The application of self-service scenarios to caller archetypes will help determine which processes will be successful if automated, and also give some indications as to how they should be designed.
User-centric design has been the single most important element in the take-up of self-service strategies, and there are several factors that contribute towards a successful development.
Designing your ‘Persona’
The design of your ‘Persona’ – the automated personality that will guide customers through the self-service solution – is particularly important. Amtrak has experienced great success for its speech application on the basis of “Juliet”, because she appeals to callers. The ‘Persona’ that you design has a significant psychological effect on how customers perceive your speech solution, your brand and how your service meets their expectations – so it is an important tool in building confidence and increasing usage of the system.
Effective testing as part of a gradual roll-out will help to ensure that the personalised, user-centred design that has been in development for months retains the goals that it set out with. Without this you cannot be sure that the systems fulfils its original requirements.
What organisations need to bear in mind as well, is that the needs of its users may change – in fact rising levels of customer churn mean that the users themselves may in fact change. This is where expertise and planning in the early stages become vital. Sabio’s experience in developing speech applications for a number of organisations, and its commitment to vendor-independence have led it to establish some key criteria for the deployment of speech solutions that will help ensure their ongoing success and enable them to be adapted to changing customer needs.
Sabio implements open standards-based solutions to help businesses future-proof their solutions, and enable them to adapt to changes in their customers’ needs more easily without having to rip and replace. Using Voice XML as a design language, Sabio can help ensure a seamless interaction of the speech solution with other systems, including integration with web-based processes, to create a multi-channel service.

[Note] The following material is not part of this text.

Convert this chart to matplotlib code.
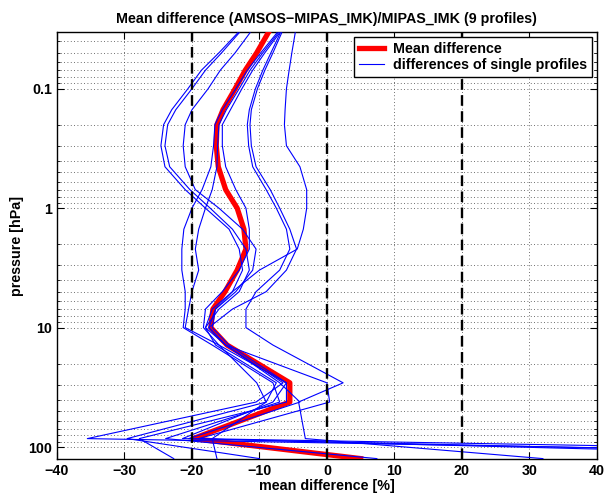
import numpy as np
import matplotlib
matplotlib.use("Agg")
import matplotlib.pyplot as plt
from matplotlib.ticker import FixedLocator, FixedFormatter, LogLocator, NullFormatter

# ---------------- data ----------------
pressure = [0.034, 0.05, 0.07, 0.1, 0.15, 0.2, 0.3, 0.45, 0.7, 1.0, 1.5,
            2.2, 3.3, 5, 7, 10, 14, 29, 42, 85, 125]

mean_diff = [-8.7, -10.4, -12.1, -13.6, -15.4, -16.3, -16.4, -16.1, -15.0, -13.3, -12.3,
             -12.0, -13.3, -15.1, -16.9, -17.2, -14.8, -5.5, -5.5, -19.8, 5.0]

profile_1 = [-13.2, -16.0, -18.6, -20.6, -23.0, -24.2, -24.6, -24.0, -21.0, -18.0, -14.5,
             -13.0, -12.5, -14.0, -16.5, -17.5, -15.0, -6.5, -10.5, -35.5, 130.0]
profile_2 = [-13.0, -15.6, -18.0, -20.0, -22.4, -23.6, -24.0, -23.3, -20.3, -17.3, -14.0,
             -12.0, -11.5, -13.0, -16.0, -18.0, -16.5, -7.5, -9.0, -29.6, -10.0]
profile_3 = [-11.4, -13.6, -15.8, -17.6, -20.0, -21.0, -21.3, -21.0, -19.5, -16.0, -12.5,
             -10.5, -11.0, -13.5, -16.5, -17.0, -14.5, -6.0, -6.0, -27.8, -22.7]
profile_4 = [-7.4, -9.8, -11.8, -13.5, -15.5, -16.6, -16.8, -17.2, -18.5, -20.0, -21.2,
             -21.5, -21.5, -21.0, -21.0, -21.3, -17.0, -8.0, -7.0, -23.9, 7.4]
profile_5 = [-7.2, -9.5, -11.4, -13.0, -14.9, -16.0, -16.2, -16.3, -17.0, -18.0, -19.0,
             -19.5, -19.0, -20.0, -20.5, -21.0, -16.0, -6.0, -8.0, -21.4, 110.0]
profile_6 = [-7.0, -9.2, -11.0, -12.6, -14.3, -15.5, -15.5, -15.0, -13.5, -12.0, -11.5,
             -11.5, -13.0, -15.5, -18.0, -18.3, -16.0, -10.4, -9.0, -17.0, -16.3]
profile_7 = [-6.9, -8.3, -9.5, -10.6, -11.5, -11.8, -11.6, -11.0, -9.0, -7.5, -6.0,
             -5.5, -7.0, -10.5, -12.0, -12.0, -8.0, 2.4, -4.2, -3.2, 32.0]
profile_8 = [-6.7, -8.0, -9.2, -10.3, -11.2, -11.4, -11.2, -10.5, -8.4, -7.0, -5.5,
             -4.5, -6.0, -9.0, -14.0, -17.5, -15.0, 0.0, 0.4, -19.0, 150.0]
profile_9 = [-4.7, -5.2, -5.6, -6.0, -6.2, -6.3, -6.0, -4.0, -3.0, -3.0, -3.5,
             -4.4, -10.0, -14.0, -17.0, -18.0, -15.0, -7.0, -4.0, -20.5, 95.0]

profiles = [profile_1, profile_2, profile_3, profile_4, profile_5,
            profile_6, profile_7, profile_8, profile_9]

ref_lines = [-20, 0, 20]
x_ticks = [-40, -30, -20, -10, 0, 10, 20, 30, 40]
y_ticks = [0.1, 1, 10, 100]
y_tick_labels = ["0.1", "1", "10", "100"]

# ---------------- style ----------------
plt.rcParams["font.family"] = ["Liberation Sans", "DejaVu Sans"]
plt.rcParams["font.weight"] = "bold"
plt.rcParams["axes.labelweight"] = "bold"
plt.rcParams["axes.titleweight"] = "bold"

FS = 10.3

fig = plt.figure(figsize=(6.06, 4.95), dpi=100)
ax = fig.add_axes([0.094, 0.0727, 0.891, 0.862])

ax.plot(mean_diff, pressure, color="#ff0000", lw=3.8, label="Mean difference", zorder=3)
for i, prof in enumerate(profiles):
    ax.plot(prof, pressure, color="#0000ff", lw=0.8,
            label="differences of single profiles" if i == 0 else None, zorder=4)

for xv in ref_lines:
    ax.axvline(xv, color="black", lw=1.7, ls=(0, (4.5, 2.3)), zorder=5)

ax.set_yscale("log")
ax.set_xlim(-40, 40)
ax.set_ylim(126, 0.0337)

ax.xaxis.set_major_locator(FixedLocator(x_ticks))
ax.yaxis.set_major_locator(FixedLocator(y_ticks))
ax.yaxis.set_major_formatter(FixedFormatter(y_tick_labels))
ax.yaxis.set_minor_locator(LogLocator(base=10, subs=np.arange(2, 10)))
ax.yaxis.set_minor_formatter(NullFormatter())

ax.grid(True, which="major", axis="both", color="0.25", ls=(0, (1, 3)), lw=0.6)
ax.grid(True, which="minor", axis="y", color="0.25", ls=(0, (1, 3)), lw=0.6)

ax.tick_params(which="both", direction="in", top=True, right=True, labelsize=FS)
ax.tick_params(which="major", length=5, width=0.8)
ax.tick_params(which="minor", length=2.5, width=0.6)
for sp in ax.spines.values():
    sp.set_linewidth(1.0)

ax.set_title("Mean difference (AMSOS\u2212MIPAS_IMK)/MIPAS_IMK (9 profiles)",
             fontsize=FS, fontweight="bold", pad=7)
ax.set_xlabel("mean difference [%]", fontsize=FS, labelpad=1)
ax.set_ylabel("pressure [hPa]", fontsize=FS, labelpad=3)

leg = ax.legend(loc="upper right", fontsize=FS, frameon=True, fancybox=False,
                edgecolor="black", framealpha=1.0, borderaxespad=0.35,
                handlelength=1.75, handletextpad=0.6, borderpad=0.35,
                labelspacing=0.1)
leg.get_frame().set_linewidth(1.0)
for t in leg.get_texts():
    t.set_fontweight("bold")

fig.savefig("out.png", dpi=100)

Automation has a valuable place within the contact centre, and speech self service can be leveraged to achieve significant benefits for the customer and for the business. But without a design that encourages callers to go through the automated solution, it will not be effective. The only way that these benefits can be achieved is if your customers are comfortable enough with the system to actually use it – which is why you have to develop it with those people in mind.